• _Data extract_
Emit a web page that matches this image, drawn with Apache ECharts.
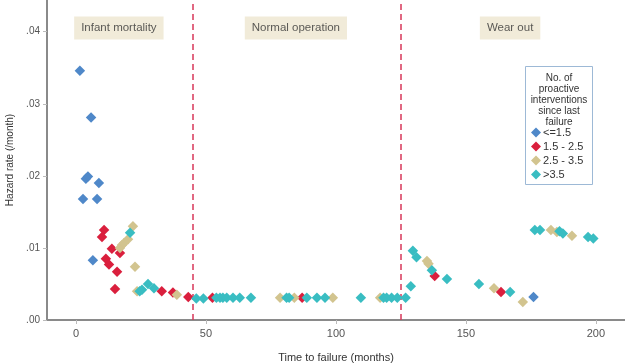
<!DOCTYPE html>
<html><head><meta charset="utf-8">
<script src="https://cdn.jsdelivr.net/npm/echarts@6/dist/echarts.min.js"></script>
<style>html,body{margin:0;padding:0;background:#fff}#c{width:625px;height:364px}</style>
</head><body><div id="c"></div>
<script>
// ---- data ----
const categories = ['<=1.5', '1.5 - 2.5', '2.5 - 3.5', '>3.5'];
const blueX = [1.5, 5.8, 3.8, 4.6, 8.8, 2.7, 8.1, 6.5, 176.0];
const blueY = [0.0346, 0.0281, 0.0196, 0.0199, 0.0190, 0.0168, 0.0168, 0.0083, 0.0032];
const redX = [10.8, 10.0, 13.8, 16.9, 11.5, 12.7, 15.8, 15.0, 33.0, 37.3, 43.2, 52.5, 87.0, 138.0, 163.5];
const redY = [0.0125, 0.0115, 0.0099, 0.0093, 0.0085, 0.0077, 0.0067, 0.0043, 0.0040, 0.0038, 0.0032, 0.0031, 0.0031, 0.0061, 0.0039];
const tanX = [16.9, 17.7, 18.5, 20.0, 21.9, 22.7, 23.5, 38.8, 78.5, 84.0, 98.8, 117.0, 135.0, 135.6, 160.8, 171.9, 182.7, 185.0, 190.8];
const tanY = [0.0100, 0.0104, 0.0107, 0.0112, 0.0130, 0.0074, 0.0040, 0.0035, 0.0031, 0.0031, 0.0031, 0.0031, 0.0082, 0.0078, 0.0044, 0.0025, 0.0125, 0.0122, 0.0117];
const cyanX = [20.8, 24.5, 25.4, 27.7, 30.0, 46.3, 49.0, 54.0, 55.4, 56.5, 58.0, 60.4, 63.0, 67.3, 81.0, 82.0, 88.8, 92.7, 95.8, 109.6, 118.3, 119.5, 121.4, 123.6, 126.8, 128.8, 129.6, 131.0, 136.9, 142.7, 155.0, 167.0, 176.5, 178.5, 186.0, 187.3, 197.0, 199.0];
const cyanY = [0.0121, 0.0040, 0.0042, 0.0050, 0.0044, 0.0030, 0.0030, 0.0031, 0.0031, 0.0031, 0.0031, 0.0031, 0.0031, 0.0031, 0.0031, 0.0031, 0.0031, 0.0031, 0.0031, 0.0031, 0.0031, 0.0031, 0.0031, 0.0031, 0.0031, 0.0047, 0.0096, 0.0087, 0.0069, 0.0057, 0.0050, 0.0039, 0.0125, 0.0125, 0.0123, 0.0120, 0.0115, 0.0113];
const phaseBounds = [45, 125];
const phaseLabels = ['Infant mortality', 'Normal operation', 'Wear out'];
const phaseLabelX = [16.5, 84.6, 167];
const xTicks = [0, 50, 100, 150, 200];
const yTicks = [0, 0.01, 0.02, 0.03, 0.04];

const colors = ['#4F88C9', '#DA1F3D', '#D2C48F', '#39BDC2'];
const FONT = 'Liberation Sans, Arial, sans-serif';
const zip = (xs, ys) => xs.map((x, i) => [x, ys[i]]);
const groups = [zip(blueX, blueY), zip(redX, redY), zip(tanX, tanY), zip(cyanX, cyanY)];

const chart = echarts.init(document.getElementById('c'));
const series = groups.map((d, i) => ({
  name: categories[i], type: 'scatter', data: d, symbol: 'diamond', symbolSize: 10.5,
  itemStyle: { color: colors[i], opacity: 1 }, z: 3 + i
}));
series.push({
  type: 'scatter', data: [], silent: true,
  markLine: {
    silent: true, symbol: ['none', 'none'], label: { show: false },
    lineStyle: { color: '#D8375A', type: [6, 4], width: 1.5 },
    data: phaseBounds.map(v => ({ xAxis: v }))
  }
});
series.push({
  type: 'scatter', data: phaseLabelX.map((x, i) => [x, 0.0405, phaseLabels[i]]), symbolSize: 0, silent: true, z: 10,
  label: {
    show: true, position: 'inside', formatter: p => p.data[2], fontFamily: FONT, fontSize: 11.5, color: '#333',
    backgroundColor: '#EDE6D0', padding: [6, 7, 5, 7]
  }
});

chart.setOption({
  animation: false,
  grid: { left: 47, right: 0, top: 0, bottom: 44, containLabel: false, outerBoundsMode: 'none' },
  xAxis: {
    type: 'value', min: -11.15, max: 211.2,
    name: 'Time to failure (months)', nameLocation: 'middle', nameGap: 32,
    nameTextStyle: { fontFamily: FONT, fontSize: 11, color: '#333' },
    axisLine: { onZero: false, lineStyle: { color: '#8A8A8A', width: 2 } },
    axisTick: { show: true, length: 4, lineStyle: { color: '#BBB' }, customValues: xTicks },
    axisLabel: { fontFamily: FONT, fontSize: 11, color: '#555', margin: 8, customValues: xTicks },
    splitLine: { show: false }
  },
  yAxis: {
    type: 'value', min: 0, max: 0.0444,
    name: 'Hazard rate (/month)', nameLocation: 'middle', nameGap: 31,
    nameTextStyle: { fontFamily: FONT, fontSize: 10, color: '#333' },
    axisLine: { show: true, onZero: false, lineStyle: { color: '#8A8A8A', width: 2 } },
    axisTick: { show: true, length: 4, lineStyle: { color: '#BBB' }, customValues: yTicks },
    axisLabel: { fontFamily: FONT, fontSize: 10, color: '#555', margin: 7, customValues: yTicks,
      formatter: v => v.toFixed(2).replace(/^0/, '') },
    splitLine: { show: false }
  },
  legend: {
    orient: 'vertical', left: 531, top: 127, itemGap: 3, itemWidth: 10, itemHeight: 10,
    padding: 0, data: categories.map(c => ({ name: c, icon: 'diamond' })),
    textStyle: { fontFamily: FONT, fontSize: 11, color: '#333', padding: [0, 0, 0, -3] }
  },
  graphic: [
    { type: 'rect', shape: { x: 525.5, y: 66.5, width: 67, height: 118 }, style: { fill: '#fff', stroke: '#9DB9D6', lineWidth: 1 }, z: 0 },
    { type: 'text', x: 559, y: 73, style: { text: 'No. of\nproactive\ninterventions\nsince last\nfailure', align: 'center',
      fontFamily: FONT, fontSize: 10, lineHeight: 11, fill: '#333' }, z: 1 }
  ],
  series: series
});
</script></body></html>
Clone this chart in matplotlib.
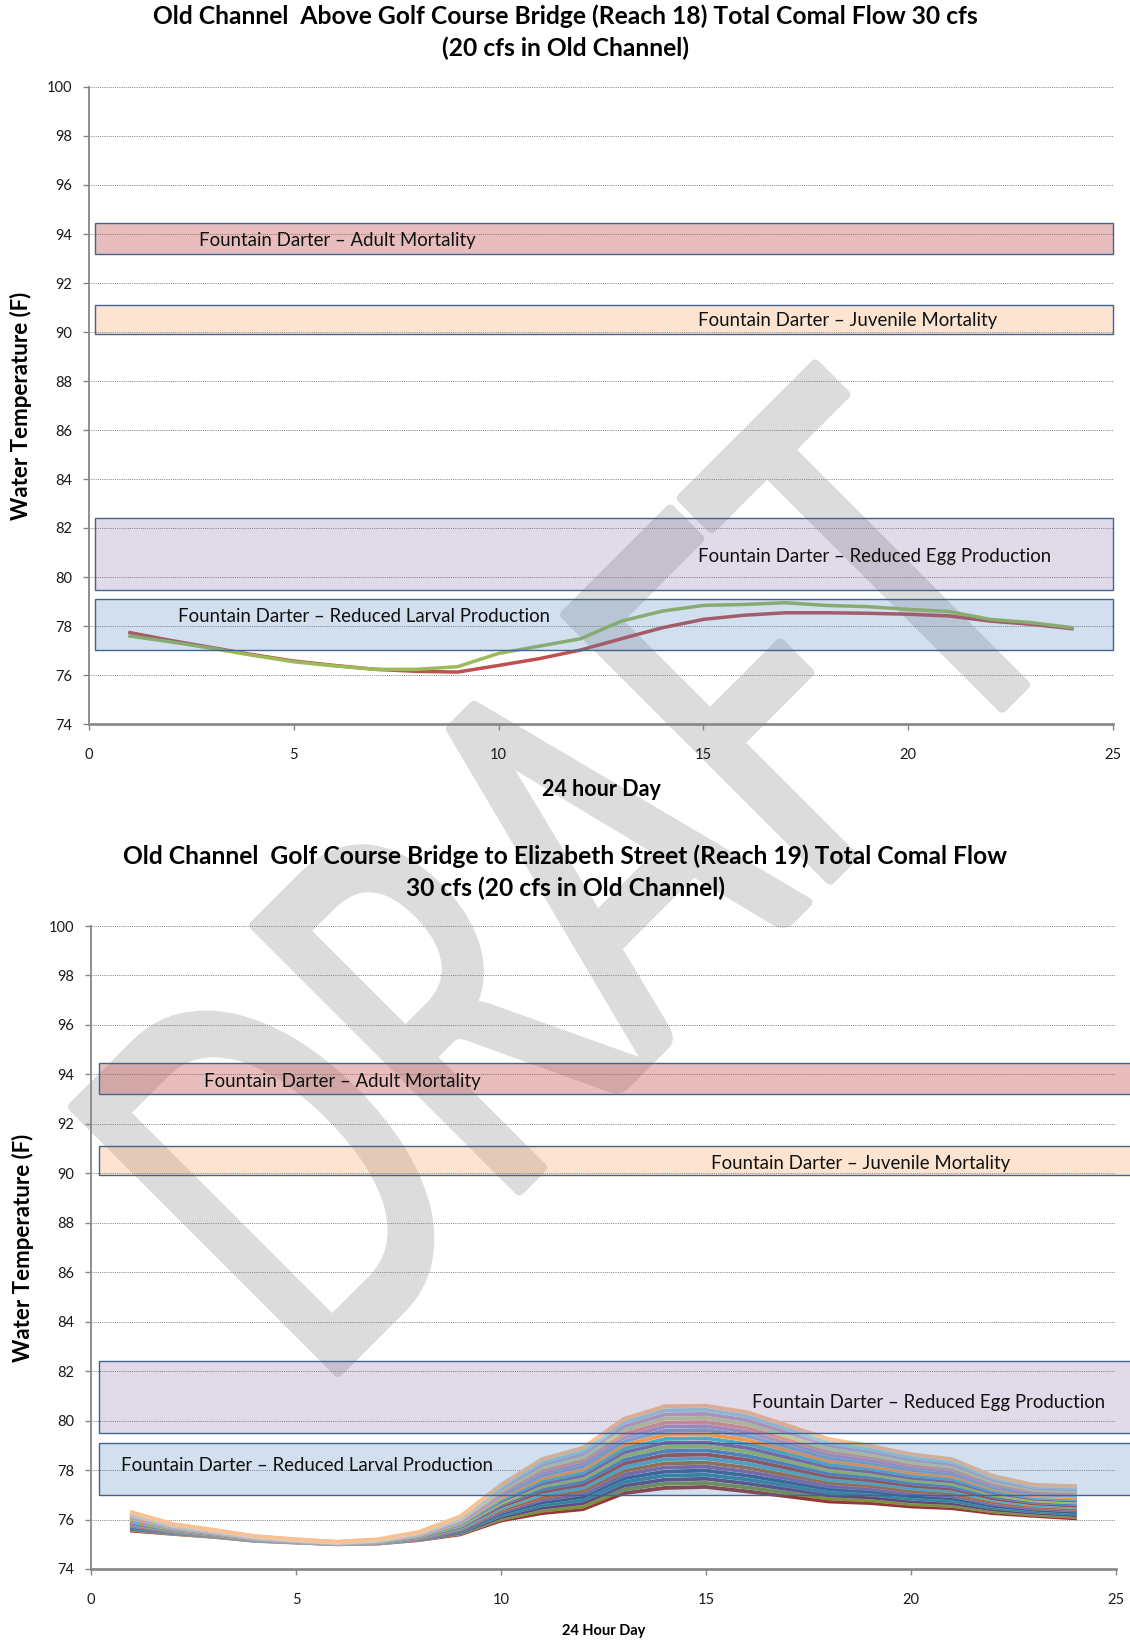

• _Given instruction_
Each record above should come back exactly the same, only without its pictures.

• _Expected answer_
Emit a web page that matches this image, drawn with Apache ECharts.
<!DOCTYPE html>
<html><head><meta charset="utf-8">
<script src="https://cdn.jsdelivr.net/npm/echarts@6/dist/echarts.min.js"></script>
<style>html,body{margin:0;padding:0;background:#fff}#c{width:625px;height:364px}</style>
</head><body><div id="c"></div>
<script>
// ---- data ----
const categories = ['<=1.5', '1.5 - 2.5', '2.5 - 3.5', '>3.5'];
const blueX = [1.5, 5.8, 3.8, 4.6, 8.8, 2.7, 8.1, 6.5, 176.0];
const blueY = [0.0346, 0.0281, 0.0196, 0.0199, 0.0190, 0.0168, 0.0168, 0.0083, 0.0032];
const redX = [10.8, 10.0, 13.8, 16.9, 11.5, 12.7, 15.8, 15.0, 33.0, 37.3, 43.2, 52.5, 87.0, 138.0, 163.5];
const redY = [0.0125, 0.0115, 0.0099, 0.0093, 0.0085, 0.0077, 0.0067, 0.0043, 0.0040, 0.0038, 0.0032, 0.0031, 0.0031, 0.0061, 0.0039];
const tanX = [16.9, 17.7, 18.5, 20.0, 21.9, 22.7, 23.5, 38.8, 78.5, 84.0, 98.8, 117.0, 135.0, 135.6, 160.8, 171.9, 182.7, 185.0, 190.8];
const tanY = [0.0100, 0.0104, 0.0107, 0.0112, 0.0130, 0.0074, 0.0040, 0.0035, 0.0031, 0.0031, 0.0031, 0.0031, 0.0082, 0.0078, 0.0044, 0.0025, 0.0125, 0.0122, 0.0117];
const cyanX = [20.8, 24.5, 25.4, 27.7, 30.0, 46.3, 49.0, 54.0, 55.4, 56.5, 58.0, 60.4, 63.0, 67.3, 81.0, 82.0, 88.8, 92.7, 95.8, 109.6, 118.3, 119.5, 121.4, 123.6, 126.8, 128.8, 129.6, 131.0, 136.9, 142.7, 155.0, 167.0, 176.5, 178.5, 186.0, 187.3, 197.0, 199.0];
const cyanY = [0.0121, 0.0040, 0.0042, 0.0050, 0.0044, 0.0030, 0.0030, 0.0031, 0.0031, 0.0031, 0.0031, 0.0031, 0.0031, 0.0031, 0.0031, 0.0031, 0.0031, 0.0031, 0.0031, 0.0031, 0.0031, 0.0031, 0.0031, 0.0031, 0.0031, 0.0047, 0.0096, 0.0087, 0.0069, 0.0057, 0.0050, 0.0039, 0.0125, 0.0125, 0.0123, 0.0120, 0.0115, 0.0113];
const phaseBounds = [45, 125];
const phaseLabels = ['Infant mortality', 'Normal operation', 'Wear out'];
const phaseLabelX = [16.5, 84.6, 167];
const xTicks = [0, 50, 100, 150, 200];
const yTicks = [0, 0.01, 0.02, 0.03, 0.04];

const colors = ['#4F88C9', '#DA1F3D', '#D2C48F', '#39BDC2'];
const FONT = 'Liberation Sans, Arial, sans-serif';
const zip = (xs, ys) => xs.map((x, i) => [x, ys[i]]);
const groups = [zip(blueX, blueY), zip(redX, redY), zip(tanX, tanY), zip(cyanX, cyanY)];

const chart = echarts.init(document.getElementById('c'));
const series = groups.map((d, i) => ({
  name: categories[i], type: 'scatter', data: d, symbol: 'diamond', symbolSize: 10.5,
  itemStyle: { color: colors[i], opacity: 1 }, z: 3 + i
}));
series.push({
  type: 'scatter', data: [], silent: true,
  markLine: {
    silent: true, symbol: ['none', 'none'], label: { show: false },
    lineStyle: { color: '#D8375A', type: [6, 4], width: 1.5 },
    data: phaseBounds.map(v => ({ xAxis: v }))
  }
});
series.push({
  type: 'scatter', data: phaseLabelX.map((x, i) => [x, 0.0405, phaseLabels[i]]), symbolSize: 0, silent: true, z: 10,
  label: {
    show: true, position: 'inside', formatter: p => p.data[2], fontFamily: FONT, fontSize: 11.5, color: '#333',
    backgroundColor: '#EDE6D0', padding: [6, 7, 5, 7]
  }
});

chart.setOption({
  animation: false,
  grid: { left: 47, right: 0, top: 0, bottom: 44, containLabel: false, outerBoundsMode: 'none' },
  xAxis: {
    type: 'value', min: -11.15, max: 211.2,
    name: 'Time to failure (months)', nameLocation: 'middle', nameGap: 32,
    nameTextStyle: { fontFamily: FONT, fontSize: 11, color: '#333' },
    axisLine: { onZero: false, lineStyle: { color: '#8A8A8A', width: 2 } },
    axisTick: { show: true, length: 4, lineStyle: { color: '#BBB' }, customValues: xTicks },
    axisLabel: { fontFamily: FONT, fontSize: 11, color: '#555', margin: 8, customValues: xTicks },
    splitLine: { show: false }
  },
  yAxis: {
    type: 'value', min: 0, max: 0.0444,
    name: 'Hazard rate (/month)', nameLocation: 'middle', nameGap: 31,
    nameTextStyle: { fontFamily: FONT, fontSize: 10, color: '#333' },
    axisLine: { show: true, onZero: false, lineStyle: { color: '#8A8A8A', width: 2 } },
    axisTick: { show: true, length: 4, lineStyle: { color: '#BBB' }, customValues: yTicks },
    axisLabel: { fontFamily: FONT, fontSize: 10, color: '#555', margin: 7, customValues: yTicks,
      formatter: v => v.toFixed(2).replace(/^0/, '') },
    splitLine: { show: false }
  },
  legend: {
    orient: 'vertical', left: 531, top: 127, itemGap: 3, itemWidth: 10, itemHeight: 10,
    padding: 0, data: categories.map(c => ({ name: c, icon: 'diamond' })),
    textStyle: { fontFamily: FONT, fontSize: 11, color: '#333', padding: [0, 0, 0, -3] }
  },
  graphic: [
    { type: 'rect', shape: { x: 525.5, y: 66.5, width: 67, height: 118 }, style: { fill: '#fff', stroke: '#9DB9D6', lineWidth: 1 }, z: 0 },
    { type: 'text', x: 559, y: 73, style: { text: 'No. of\nproactive\ninterventions\nsince last\nfailure', align: 'center',
      fontFamily: FONT, fontSize: 10, lineHeight: 11, fill: '#333' }, z: 1 }
  ],
  series: series
});
</script></body></html>
Clone this chart in matplotlib.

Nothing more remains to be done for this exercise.